A paz do cemitério: críticas ao plano Trump-Netanyahu para Gaza

 

Li com perplexidade a reportagem, publicada no Jornal O POVO de hoje, que anuncia Donald Trump e Benjamin Netanyahu como artífices de um novo “plano de paz” para Gaza. Digo perplexidade porque, ao me debruçar sobre os termos apresentados, não vejo paz: vejo apenas a velha lógica da imposição militar travestida de diplomacia. O vocabulário é sedutor — “força de estabilização internacional”, “comitê de transição”, “libertação de reféns” — mas, ao fundo, o som que ecoa é o mesmo: o da guerra justificada como remédio definitivo.

Sinto-me invadido por uma sensação de déjà-vu. Quantas vezes já não ouvimos fórmulas parecidas, prometendo o fim da violência na Palestina? No entanto, a proposta segue ignorando o elemento central: o direito de autodeterminação do povo palestino. Quando Netanyahu declara que Gaza “nunca mais representará uma ameaça para Israel”, ele não fala de convivência ou reconhecimento; fala de subjugação, de aniquilação da política do outro. E Trump, posicionado como árbitro supostamente imparcial, não passa de aliado histórico de Israel, pronto a oferecer o “apoio total” dos Estados Unidos caso Hamas não aceite os termos. Isso não é mediação — é pressão.

A ideia de um “comitê de transição” liderado por Trump e figuras como Tony Blair beira a caricatura histórica. Que legitimidade têm essas lideranças, todas estrangeiras e alinhadas ao Ocidente, para conduzir um território cuja realidade cotidiana desconhecem? Pior ainda: a Autoridade Palestina é reduzida a um papel secundário, condicionado a “mudanças radicais”. Como esperar legitimidade em um acordo que desconsidera justamente os atores que deveriam estar no centro da negociação?

O texto da reportagem ainda destaca que alguns países árabes receberam a proposta com bons olhos.
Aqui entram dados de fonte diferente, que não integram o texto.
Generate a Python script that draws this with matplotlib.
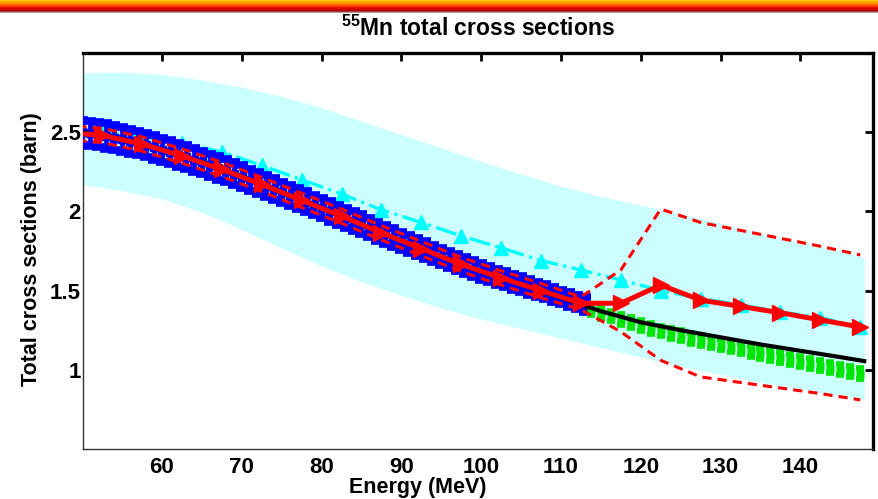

Mas eu me pergunto: até que ponto isso representa de fato apoio popular e não apenas a diplomacia de regimes autoritários interessados em agradar Washington? Em contrapartida, grupos como a Jihad Islâmica já a identificaram como “receita para agressão”. Essa divisão revela o caráter ambíguo do plano: mais uma tentativa de congelar a questão palestina sem encarar suas raízes históricas.

O dado que mais me assombra é o número: mais de 66 mil mortos após a ofensiva israelense. Como falar em “paz” sobre ruínas fumegantes, sem oferecer justiça às vítimas, sem reparar a devastação? O que se oferece, no fundo, é uma paz do cemitério, onde o silêncio não nasce da convivência, mas do extermínio.

Não consigo me desligar da indignação que esse tipo de notícia me provoca. Paz não pode ser desenhada apenas em gabinetes diplomáticos, sem a escuta das vozes palestinas, sem reconhecer que não há simetria entre um Estado altamente armado e um território sitiado. A chamada “transição” só será legítima quando for fruto de diálogo real e quando reconhecer o direito de Gaza e da Palestina existirem como povo, não como apêndice controlado por Israel e tutelado por potências estrangeiras.

 

 Indicações de leitura para aprofundar o debate:

  • Edward Said, A Questão da Palestina (1979) — análise seminal sobre o apagamento político palestino.
  • Ilan Pappé, A limpeza étnica da Palestina (2006) — um olhar crítico sobre as raízes históricas da ocupação.
  • Rashid Khalidi, The Hundred Years’ War on Palestine (2020) — que expõe a continuidade da luta palestina.
  • Judith Butler, Parting Ways: Jewishness and the Critique of Zionism (2012) — reflexão filosófica sobre ética, identidade e colonização.